Hydrogels are widely used in skin ailments and tissue engineering due to their ability to retain water, deliver drugs into wounds, and biodegrade. However, they are difficult to manufacture and not very resilient to external forces. They also do not inherently fight bacterial infections, so they are often infused with antimicrobial drugs or metal ions, which can cause antibiotic resistance and negative effects on cell growth. Researchers have developed a new hydrogel that is easier to make, has natural antibiotic properties, and promotes cell growth.
By adding polylysine and platelet-rich blood plasma to the common hydrogel Gel-MA, researchers have created a hydrogel that is well-suited for wound care. The new hydrogel is stronger, expands in the wound, lasts longer, kills bacteria, and creates a healthy environment for new cells to grow. The continuous release of polylysine on the wound surface inhibits bacterial growth without affecting cell proliferation and development. The hydrogel was tested on E. coli and S. aureus, damaging bacteria cell membranes and leading to bacterial cell death, while also promoting the growth of healthy cells.
The inclusion of platelet-rich blood plasma in the hydrogel resulted in the release of growth factors and an increase in viable cells. By mixing polylysine and platelet-rich plasma solutions, researchers were able to create a hydrogel that can be cured under a UV lamp for 30 seconds instead of undergoing repeated freezing and thawing for hours. This new hydrogel has the potential to provide better treatments for patients with chronically infected wounds, particularly those with metabolic diseases like diabetes.
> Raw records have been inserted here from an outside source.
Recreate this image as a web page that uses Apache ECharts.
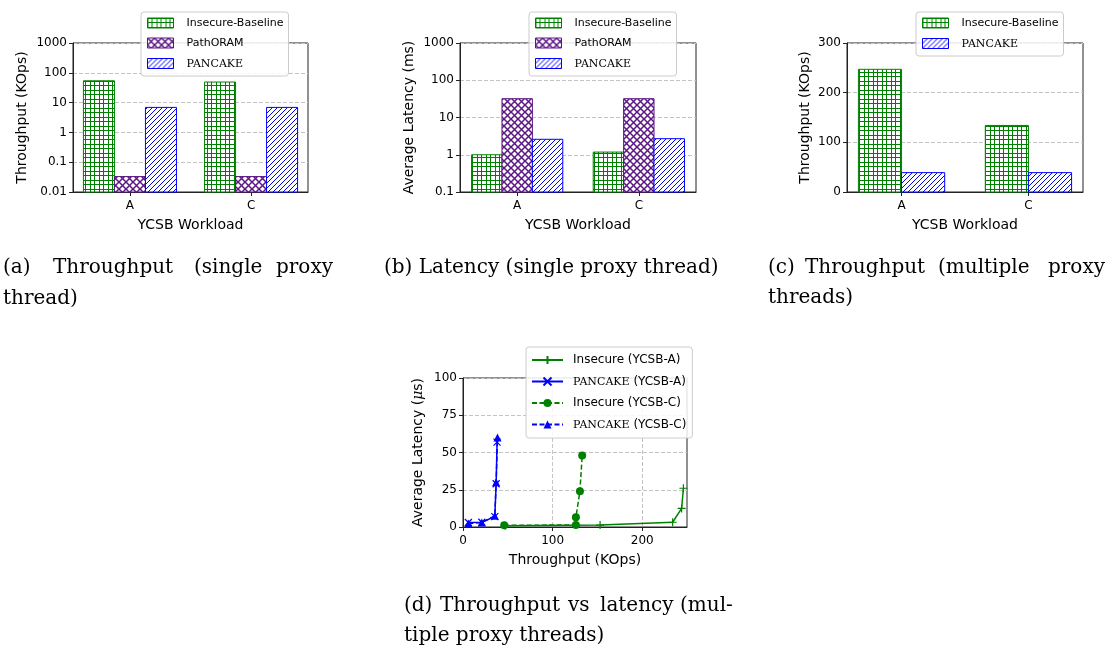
<!DOCTYPE html>
<html>
<head>
<meta charset="utf-8">
<script src="https://cdn.jsdelivr.net/npm/echarts@6/dist/echarts.min.js"></script>
<style>
  html, body { margin: 0; background: #fff; }
  #main { width: 1119px; height: 649px; }
</style>
</head>
<body>
<div id="main"></div>
<script>
const workloads = ['A', 'C'];
// (a) throughput, single proxy thread (KOps, log scale)
const thrSingleBaseline = [54, 49];
const thrSinglePathOram = [0.033, 0.033];
const thrSinglePancake = [6.9, 6.9];
// (b) average latency, single proxy thread (ms, log scale)
const latSingleBaseline = [1.0, 1.18];
const latSinglePathOram = [32, 32];
const latSinglePancake = [2.6, 2.7];
// (c) throughput, multiple proxy threads (KOps)
const thrMultiBaseline = [247, 134];
const thrMultiPancake = [39, 39];
// (d) throughput (KOps) vs average latency (us)
const insecureA = [[47, 0.9], [153, 1.3], [234, 3.2], [244, 12.5], [246, 26]];
const pancakeA = [[6, 3], [21, 3.2], [35.5, 7], [37, 29], [38, 57]];
const insecureC = [[46, 1.2], [126, 1.3], [126, 6.5], [130.5, 24], [133, 48]];
const pancakeC = [[6, 2.3], [21, 3], [35.5, 7.5], [37, 30], [38.5, 60]];
const xTicksD = [0, 100, 200];

const GREEN = '#008000';
const PURPLE = '#5c1685';
const BLUE = '#0000ff';
const FONT = 'DejaVu Sans';

// hatch fills like matplotlib's '++', 'xx' and '///'
function hatch(kind, color) {
  const s = kind === 'grid' ? 9 : kind === 'cross' ? 7 : 5;
  const c = document.createElement('canvas');
  c.width = c.height = s;
  const g = c.getContext('2d');
  g.fillStyle = '#fff';
  g.fillRect(0, 0, s, s);
  g.strokeStyle = color;
  g.lineWidth = 1;
  g.beginPath();
  if (kind === 'grid') {
    [0.5, 4.5].forEach(p => {
      g.moveTo(p, 0); g.lineTo(p, s);
      g.moveTo(0, p); g.lineTo(s, p);
    });
  } else if (kind === 'cross') {
    g.lineWidth = 1.5;
    g.moveTo(-1, -1); g.lineTo(s + 1, s + 1);
    g.moveTo(s + 1, -1); g.lineTo(-1, s + 1);
  } else {
    g.moveTo(-1, s + 1); g.lineTo(s + 1, -1);
    g.moveTo(-1, 1); g.lineTo(1, -1);
    g.moveTo(s - 1, s + 1); g.lineTo(s + 1, s - 1);
  }
  g.stroke();
  return { image: c, repeat: 'repeat' };
}

const fillBase = hatch('grid', GREEN);
const fillOram = hatch('cross', PURPLE);
const fillPancake = hatch('diag', BLUE);

function barSeries(name, values, grid, slot, count, width, yMin, color, fill) {
  return {
    type: 'custom',
    name: name,
    xAxisIndex: grid,
    yAxisIndex: grid,
    encode: { x: 0, y: 1 },
    itemStyle: { color: fill, borderColor: color, borderWidth: 1 },
    data: values.map((v, i) => [i, v]),
    renderItem: function (params, api) {
      const x0 = api.value(0) + (slot - count / 2) * width;
      const p1 = api.coord([x0, api.value(1)]);
      const p2 = api.coord([x0 + width, yMin]);
      return {
        type: 'rect',
        shape: { x: p1[0], y: p1[1], width: p2[0] - p1[0], height: p2[1] - p1[1] },
        style: { fill: fill, stroke: color, lineWidth: 1 }
      };
    }
  };
}

const axisText = { fontFamily: FONT, fontSize: 12, color: '#000' };
const nameText = {
  fontFamily: FONT, fontSize: 14, color: '#000',
  rich: { it: { fontFamily: 'DejaVu Serif', fontStyle: 'italic', fontSize: 14, color: '#000' } }
};
const frameLine = { show: true, onZero: false, lineStyle: { color: '#222', width: 1 } };
const tick = { show: true, length: 4, lineStyle: { color: '#222' } };
const gridLine = { show: true, lineStyle: { color: '#c4c4c4', type: [4, 2], width: 1 } };

function barX(grid, lo, hi) {
  return {
    type: 'value', gridIndex: grid, min: lo, max: hi,
    name: 'YCSB Workload', nameLocation: 'middle', nameGap: 26, nameTextStyle: nameText,
    axisLine: frameLine,
    axisTick: Object.assign({ customValues: [0, 1] }, tick),
    axisLabel: Object.assign({ customValues: [0, 1], formatter: v => workloads[v] }, axisText),
    splitLine: { show: false }
  };
}

function logY(grid, lo, hi, name, gap) {
  return {
    type: 'log', logBase: 10, gridIndex: grid, min: lo, max: hi,
    name: name, nameLocation: 'middle', nameGap: gap, nameTextStyle: nameText,
    axisLine: frameLine, axisTick: tick,
    axisLabel: Object.assign({ margin: 6, formatter: v => String(+v.toPrecision(2)) }, axisText),
    splitLine: gridLine,
    minorTick: { show: false }
  };
}

const scName = n => n.replace('PANCAKE', '{sc|pancake}');
const legendBase = {
  orient: 'vertical', selectedMode: false,
  backgroundColor: 'rgba(255,255,255,0.85)', borderColor: '#cccccc', borderWidth: 1, borderRadius: 3,
  icon: 'rect', formatter: scName
};
function legendText(size) {
  return {
    fontFamily: FONT, fontSize: size, color: '#000', lineHeight: 14,
    rich: { sc: { fontFamily: 'DejaVu Serif', fontStyle: 'small-caps', fontSize: 15, color: '#000', lineHeight: 14 } }
  };
}
const patchItem = (name, color, fill) => ({ name: name, itemStyle: { color: fill, borderColor: color, borderWidth: 1 } });

const barLegend = (left, items) => Object.assign({}, legendBase, {
  left: left, top: 12, padding: [4, 5, 5, 6],
  itemWidth: 26, itemHeight: 10, itemGap: 6,
  textStyle: Object.assign(legendText(11), { padding: [0, 0, 0, 8] }),
  data: items
});

const captions = [
  ['(a)', 3, 268], ['Throughput', 53, 268], ['(single', 194, 268], ['proxy', 276, 268], ['thread)', 3, 299],
  ['(b) Latency (single proxy thread)', 384, 268],
  ['(c)', 768, 268], ['Throughput', 805, 268], ['(multiple', 938, 268], ['proxy', 1048, 268], ['threads)', 768, 298],
  ['(d)', 404, 606], ['Throughput', 440, 606], ['vs', 568, 606], ['latency', 600, 606], ['(mul-', 680, 606],
  ['tiple proxy threads)', 404, 636]
];

const plus = 'path://M5,0L5,10M0,5L10,5';
const cross = 'path://M0,0L10,10M10,0L0,10';

const chart = echarts.init(document.getElementById('main'), null, { renderer: 'canvas' });
chart.setOption({
  animation: false,
  textStyle: { fontFamily: FONT },
  grid: [
    { left: 73, top: 43, width: 235, height: 149 },
    { left: 460, top: 43, width: 236, height: 149 },
    { left: 847, top: 43, width: 236, height: 149 },
    { left: 463, top: 378, width: 224, height: 149 }
  ].map(g => Object.assign({ show: true, borderColor: '#222', borderWidth: 1, backgroundColor: 'transparent' }, g)),
  xAxis: [
    barX(0, -0.47, 1.47),
    barX(1, -0.47, 1.47),
    barX(2, -0.43, 1.43),
    {
      type: 'value', gridIndex: 3, min: 0, max: 250,
      name: 'Throughput (KOps)', nameLocation: 'middle', nameGap: 26, nameTextStyle: nameText,
      axisLine: frameLine,
      axisTick: Object.assign({ customValues: xTicksD }, tick),
      axisLabel: Object.assign({ customValues: xTicksD }, axisText),
      splitLine: gridLine
    }
  ],
  yAxis: [
    logY(0, 0.01, 1000, 'Throughput (KOps)', 44),
    logY(1, 0.1, 1000, 'Average Latency (ms)', 44),
    {
      type: 'value', gridIndex: 2, min: 0, max: 300, interval: 100,
      name: 'Throughput (KOps)', nameLocation: 'middle', nameGap: 35, nameTextStyle: nameText,
      axisLine: frameLine, axisTick: tick,
      axisLabel: Object.assign({ margin: 6 }, axisText),
      splitLine: gridLine
    },
    {
      type: 'value', gridIndex: 3, min: 0, max: 100, interval: 25,
      name: 'Average Latency ({it|μ}s)', nameLocation: 'middle', nameGap: 38, nameTextStyle: nameText,
      axisLine: frameLine, axisTick: tick,
      axisLabel: Object.assign({ margin: 6 }, axisText),
      splitLine: gridLine
    }
  ],
  legend: [
    barLegend(141, [patchItem('Insecure-Baseline', GREEN, fillBase), patchItem('PathORAM', PURPLE, fillOram), patchItem('PANCAKE', BLUE, fillPancake)]),
    barLegend(529, [patchItem('Insecure-Baseline', GREEN, fillBase), patchItem('PathORAM', PURPLE, fillOram), patchItem('PANCAKE', BLUE, fillPancake)]),
    barLegend(916, [patchItem('Insecure-Baseline', GREEN, fillBase), patchItem('PANCAKE', BLUE, fillPancake)]),
    Object.assign({}, legendBase, {
      left: 526, top: 347, padding: [6, 6, 6, 5], icon: null,
      itemWidth: 31, itemHeight: 10, itemGap: 7,
      textStyle: Object.assign(legendText(12), { padding: [0, 0, 0, 5] }),
      data: ['Insecure (YCSB-A)', 'PANCAKE (YCSB-A)', 'Insecure (YCSB-C)', 'PANCAKE (YCSB-C)']
    })
  ],
  series: [
    barSeries('Insecure-Baseline', thrSingleBaseline, 0, 0, 3, 0.256, 0.01, GREEN, fillBase),
    barSeries('PathORAM', thrSinglePathOram, 0, 1, 3, 0.256, 0.01, PURPLE, fillOram),
    barSeries('PANCAKE', thrSinglePancake, 0, 2, 3, 0.256, 0.01, BLUE, fillPancake),
    barSeries('Insecure-Baseline', latSingleBaseline, 1, 0, 3, 0.25, 0.1, GREEN, fillBase),
    barSeries('PathORAM', latSinglePathOram, 1, 1, 3, 0.25, 0.1, PURPLE, fillOram),
    barSeries('PANCAKE', latSinglePancake, 1, 2, 3, 0.25, 0.1, BLUE, fillPancake),
    barSeries('Insecure-Baseline', thrMultiBaseline, 2, 0, 2, 0.34, 0, GREEN, fillBase),
    barSeries('PANCAKE', thrMultiPancake, 2, 1, 2, 0.34, 0, BLUE, fillPancake),
    {
      type: 'line', name: 'Insecure (YCSB-A)', xAxisIndex: 3, yAxisIndex: 3, data: insecureA,
      symbol: plus, symbolSize: 8, showAllSymbol: true,
      lineStyle: { color: GREEN, width: 1.5 },
      itemStyle: { color: GREEN, borderColor: GREEN, borderWidth: 1.2 }
    },
    {
      type: 'line', name: 'PANCAKE (YCSB-A)', xAxisIndex: 3, yAxisIndex: 3, data: pancakeA,
      symbol: cross, symbolSize: 7, showAllSymbol: true,
      lineStyle: { color: BLUE, width: 1.5 },
      itemStyle: { color: BLUE, borderColor: BLUE, borderWidth: 1.2 }
    },
    {
      type: 'line', name: 'Insecure (YCSB-C)', xAxisIndex: 3, yAxisIndex: 3, data: insecureC,
      symbol: 'circle', symbolSize: 8, showAllSymbol: true,
      lineStyle: { color: GREEN, width: 1.5, type: [5, 2.5] },
      itemStyle: { color: GREEN, borderWidth: 0 }
    },
    {
      type: 'line', name: 'PANCAKE (YCSB-C)', xAxisIndex: 3, yAxisIndex: 3, data: pancakeC,
      symbol: 'triangle', symbolSize: 8, showAllSymbol: true,
      lineStyle: { color: BLUE, width: 1.5, type: [5, 2.5] },
      itemStyle: { color: BLUE, borderWidth: 0 }
    }
  ],
  graphic: captions.map(c => ({
    type: 'text', x: c[1], y: c[2], silent: true,
    style: { text: c[0], fill: '#000', font: '20px "DejaVu Serif"', verticalAlign: 'middle', align: 'left' }
  }))
});
</script>
</body>
</html>
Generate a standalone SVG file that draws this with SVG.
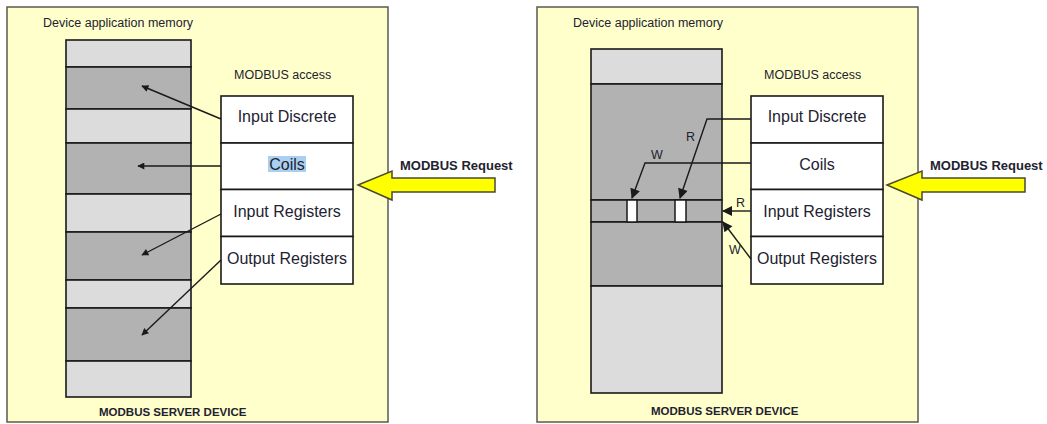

Overall, the new hydrogel developed by researchers shows promise in treating skin wounds that are difficult to heal, especially in patients with underlying metabolic diseases. By combining polylysine and platelet-rich blood plasma with the Gel-MA hydrogel, the researchers have created a solution that is stronger, more effective at killing bacteria, and promotes the growth of healthy cells. This innovative approach to wound care could offer a new and improved treatment option for patients with chronic infections and underlying health conditions.